Still, the idea is that, generally, tyranny ought not to exist; it is unjust, not right. If this is so, it would seem to make sense that there must exist actions and activities that can be done to prevent or end it; yet sociologically speaking, in some circumstances, such actions have a vanishingly small probability of occurring. Can we still speak of ought implying can?

1 Comments:

At 9:19 PM, Blogger Xavier Marquez said...

Jeremy, I think the problem I have is that while heroism can be demanded at the level of the individual, it makes no good sense (to me) to demad it at the level of society.

It's a statistical problem: suppose the probability of a person acting heroically in moral matters is 1 in 1000. But suppose that in order to prevent tyranny in that society you need 1 in 10 people to act in that way. The probability of 1 in 10 people acting in that way in that society, however, is 1 in 1000^3 = 1 in 10^9, which is much smaller (unless I'm wholly mistaken about probability composition here). At some point the possibility of society moving forward to a better state (an "ought" state) becomes vanishingly small even if the possibility of acting morally at the individual level is not.

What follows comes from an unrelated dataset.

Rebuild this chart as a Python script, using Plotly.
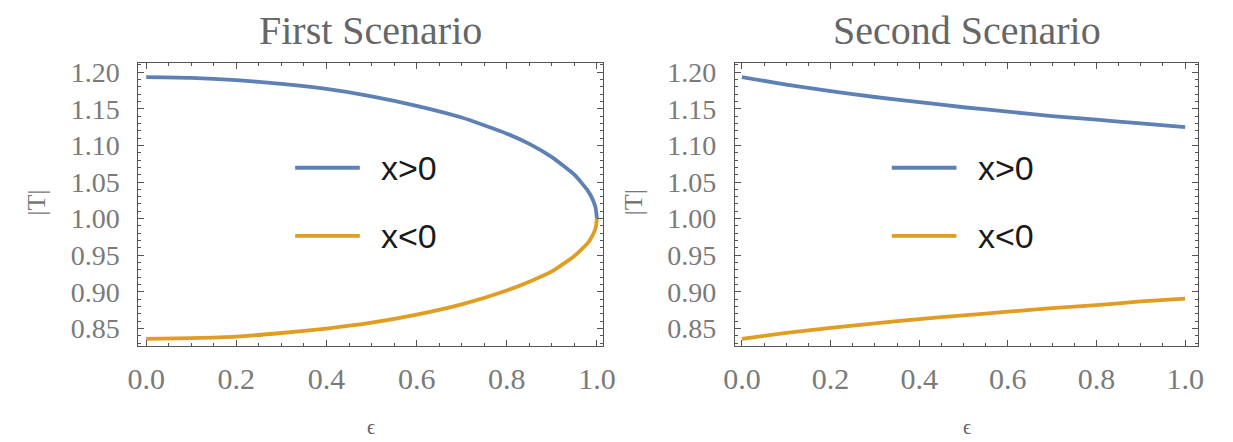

In your response to my earlier post you make the point about "sociopathy" at the level of the conditions of society - which I think is very good. At the same time it raises a point about the usefulness of the metaphor of pathology in thinking about politics: pathology seems to imply lack of freedom for the society. Which for the most part is consistent with empirical reflection on politics as the result of a the actions of groups rather than individuals: even when individuals are unpredictable and free, their joint action need not be. But it's not necessarily a very fruitful source of normative theorizing. Perhaps I'll put up a more coherent point about this later.

Also Jeff and Jeremy, note that Emma joined our earlier thread on the metaphor of sickness with a very interesting comment on the use of metaphor in politics generally.